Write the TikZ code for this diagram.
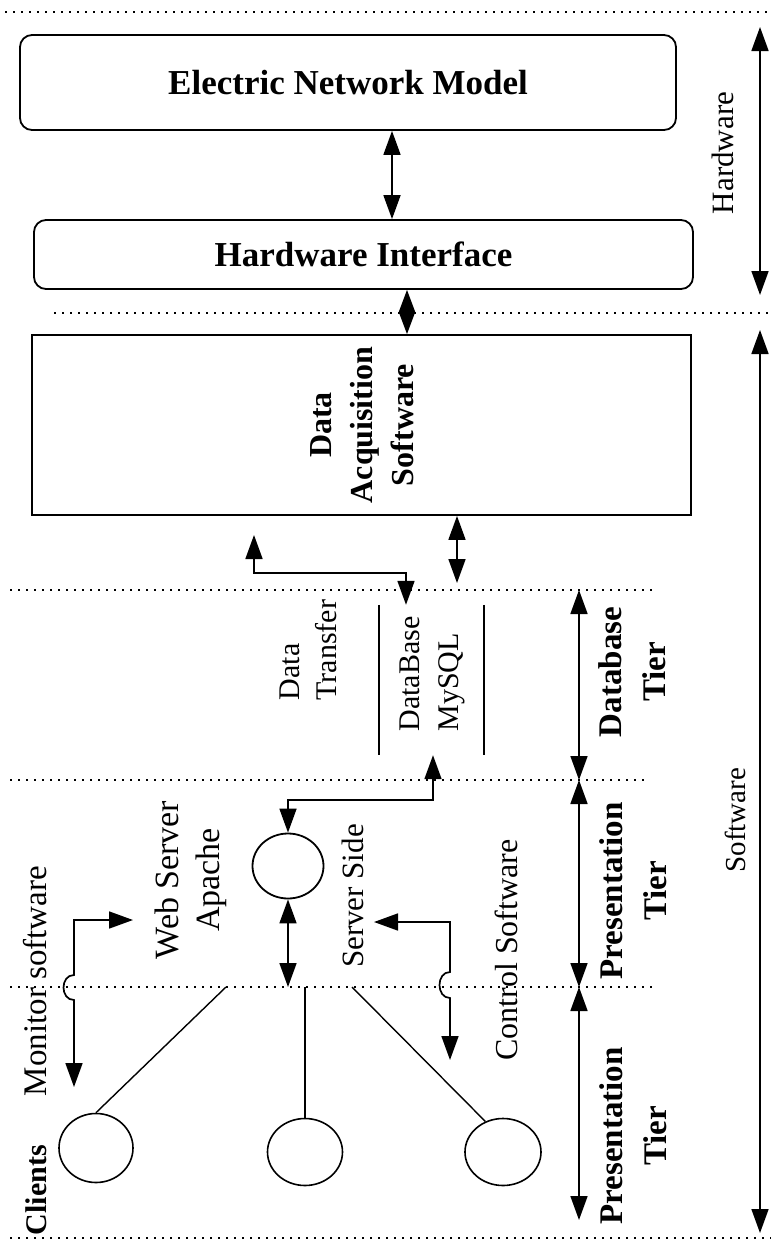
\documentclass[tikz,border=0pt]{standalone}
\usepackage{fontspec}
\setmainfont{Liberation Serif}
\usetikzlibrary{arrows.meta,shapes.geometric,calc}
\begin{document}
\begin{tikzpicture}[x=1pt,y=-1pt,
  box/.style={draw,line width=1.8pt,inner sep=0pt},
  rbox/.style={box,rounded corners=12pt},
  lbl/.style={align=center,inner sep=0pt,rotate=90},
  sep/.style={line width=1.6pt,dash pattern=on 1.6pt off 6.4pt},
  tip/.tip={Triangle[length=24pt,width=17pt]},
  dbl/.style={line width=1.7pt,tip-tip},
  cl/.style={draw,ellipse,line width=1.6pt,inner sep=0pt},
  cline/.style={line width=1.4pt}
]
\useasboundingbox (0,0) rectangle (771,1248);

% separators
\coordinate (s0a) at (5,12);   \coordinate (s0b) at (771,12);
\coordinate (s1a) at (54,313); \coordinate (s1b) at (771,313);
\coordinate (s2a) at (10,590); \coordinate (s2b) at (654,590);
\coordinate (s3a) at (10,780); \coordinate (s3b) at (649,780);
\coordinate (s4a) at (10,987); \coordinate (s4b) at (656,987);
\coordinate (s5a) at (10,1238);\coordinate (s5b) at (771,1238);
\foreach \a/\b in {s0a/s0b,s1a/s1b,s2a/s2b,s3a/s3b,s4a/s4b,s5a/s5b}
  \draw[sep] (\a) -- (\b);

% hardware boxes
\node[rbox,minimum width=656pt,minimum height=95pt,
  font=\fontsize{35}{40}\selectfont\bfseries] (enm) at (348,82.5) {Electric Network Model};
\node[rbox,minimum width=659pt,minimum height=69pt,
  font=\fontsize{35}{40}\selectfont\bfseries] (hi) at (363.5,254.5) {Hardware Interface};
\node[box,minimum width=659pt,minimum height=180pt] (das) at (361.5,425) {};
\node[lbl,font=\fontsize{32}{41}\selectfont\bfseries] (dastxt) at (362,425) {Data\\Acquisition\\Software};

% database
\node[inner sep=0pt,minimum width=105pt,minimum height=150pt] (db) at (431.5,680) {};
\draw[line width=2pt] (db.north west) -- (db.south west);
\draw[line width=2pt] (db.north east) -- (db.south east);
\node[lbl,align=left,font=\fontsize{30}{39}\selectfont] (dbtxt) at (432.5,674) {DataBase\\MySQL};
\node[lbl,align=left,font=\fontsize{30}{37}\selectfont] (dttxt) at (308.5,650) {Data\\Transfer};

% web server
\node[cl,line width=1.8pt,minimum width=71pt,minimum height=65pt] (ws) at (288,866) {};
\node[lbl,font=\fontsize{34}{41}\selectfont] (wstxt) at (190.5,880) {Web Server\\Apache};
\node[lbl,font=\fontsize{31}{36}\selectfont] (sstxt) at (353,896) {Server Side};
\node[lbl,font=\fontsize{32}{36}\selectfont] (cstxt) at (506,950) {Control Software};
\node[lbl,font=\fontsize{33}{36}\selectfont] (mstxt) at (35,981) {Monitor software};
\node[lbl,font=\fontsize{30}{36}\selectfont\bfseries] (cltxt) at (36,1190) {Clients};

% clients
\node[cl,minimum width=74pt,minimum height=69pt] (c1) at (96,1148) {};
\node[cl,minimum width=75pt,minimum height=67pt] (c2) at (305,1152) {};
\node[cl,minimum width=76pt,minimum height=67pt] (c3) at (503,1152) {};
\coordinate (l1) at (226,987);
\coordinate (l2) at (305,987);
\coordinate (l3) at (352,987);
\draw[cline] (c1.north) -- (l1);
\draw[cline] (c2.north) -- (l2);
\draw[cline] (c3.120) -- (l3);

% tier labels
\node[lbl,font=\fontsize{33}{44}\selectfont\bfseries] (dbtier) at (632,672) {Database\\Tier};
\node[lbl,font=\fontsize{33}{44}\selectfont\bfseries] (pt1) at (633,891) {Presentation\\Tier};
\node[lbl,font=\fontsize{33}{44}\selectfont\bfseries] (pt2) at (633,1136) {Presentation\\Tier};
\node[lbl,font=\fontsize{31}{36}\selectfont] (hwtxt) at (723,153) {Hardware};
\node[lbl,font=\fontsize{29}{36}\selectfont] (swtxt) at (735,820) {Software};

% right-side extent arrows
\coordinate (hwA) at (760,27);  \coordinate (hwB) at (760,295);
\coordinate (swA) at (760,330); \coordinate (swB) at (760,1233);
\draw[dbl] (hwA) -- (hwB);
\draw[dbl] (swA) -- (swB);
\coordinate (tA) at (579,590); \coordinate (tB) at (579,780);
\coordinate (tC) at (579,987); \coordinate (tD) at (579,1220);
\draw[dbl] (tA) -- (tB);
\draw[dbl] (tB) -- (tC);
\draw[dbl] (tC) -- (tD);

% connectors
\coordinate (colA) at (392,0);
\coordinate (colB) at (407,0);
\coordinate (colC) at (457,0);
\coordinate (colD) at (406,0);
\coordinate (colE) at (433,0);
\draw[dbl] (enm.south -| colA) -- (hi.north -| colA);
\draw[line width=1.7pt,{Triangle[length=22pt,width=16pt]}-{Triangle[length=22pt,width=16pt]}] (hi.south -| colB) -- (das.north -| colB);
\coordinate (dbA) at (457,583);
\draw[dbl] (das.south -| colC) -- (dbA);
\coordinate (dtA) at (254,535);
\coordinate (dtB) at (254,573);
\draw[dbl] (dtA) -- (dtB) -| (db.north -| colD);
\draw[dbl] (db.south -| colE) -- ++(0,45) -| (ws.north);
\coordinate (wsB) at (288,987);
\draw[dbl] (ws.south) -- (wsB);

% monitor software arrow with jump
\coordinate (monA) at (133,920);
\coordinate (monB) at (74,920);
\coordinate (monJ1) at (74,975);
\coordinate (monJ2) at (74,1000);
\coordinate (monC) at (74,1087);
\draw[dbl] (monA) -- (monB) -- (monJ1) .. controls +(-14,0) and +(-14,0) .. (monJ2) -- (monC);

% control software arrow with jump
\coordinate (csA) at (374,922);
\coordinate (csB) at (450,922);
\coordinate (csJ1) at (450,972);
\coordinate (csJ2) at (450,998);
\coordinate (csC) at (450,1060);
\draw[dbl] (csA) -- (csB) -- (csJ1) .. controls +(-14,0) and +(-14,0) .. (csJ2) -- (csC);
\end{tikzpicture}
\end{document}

▬▬▬▬▬▬▬▬▬▬

Please quote the lines of the material, beginning with the first and ending with the one that contains "(dastxt) at (362,425)", exactly as written and without any pictures.

Write the TikZ code for this diagram.
\documentclass[tikz,border=0pt]{standalone}
\usepackage{fontspec}
\setmainfont{Liberation Serif}
\usetikzlibrary{arrows.meta,shapes.geometric,calc}
\begin{document}
\begin{tikzpicture}[x=1pt,y=-1pt,
  box/.style={draw,line width=1.8pt,inner sep=0pt},
  rbox/.style={box,rounded corners=12pt},
  lbl/.style={align=center,inner sep=0pt,rotate=90},
  sep/.style={line width=1.6pt,dash pattern=on 1.6pt off 6.4pt},
  tip/.tip={Triangle[length=24pt,width=17pt]},
  dbl/.style={line width=1.7pt,tip-tip},
  cl/.style={draw,ellipse,line width=1.6pt,inner sep=0pt},
  cline/.style={line width=1.4pt}
]
\useasboundingbox (0,0) rectangle (771,1248);

% separators
\coordinate (s0a) at (5,12);   \coordinate (s0b) at (771,12);
\coordinate (s1a) at (54,313); \coordinate (s1b) at (771,313);
\coordinate (s2a) at (10,590); \coordinate (s2b) at (654,590);
\coordinate (s3a) at (10,780); \coordinate (s3b) at (649,780);
\coordinate (s4a) at (10,987); \coordinate (s4b) at (656,987);
\coordinate (s5a) at (10,1238);\coordinate (s5b) at (771,1238);
\foreach \a/\b in {s0a/s0b,s1a/s1b,s2a/s2b,s3a/s3b,s4a/s4b,s5a/s5b}
  \draw[sep] (\a) -- (\b);

% hardware boxes
\node[rbox,minimum width=656pt,minimum height=95pt,
  font=\fontsize{35}{40}\selectfont\bfseries] (enm) at (348,82.5) {Electric Network Model};
\node[rbox,minimum width=659pt,minimum height=69pt,
  font=\fontsize{35}{40}\selectfont\bfseries] (hi) at (363.5,254.5) {Hardware Interface};
\node[box,minimum width=659pt,minimum height=180pt] (das) at (361.5,425) {};
\node[lbl,font=\fontsize{32}{41}\selectfont\bfseries] (dastxt) at (362,425) {Data\\Acquisition\\Software};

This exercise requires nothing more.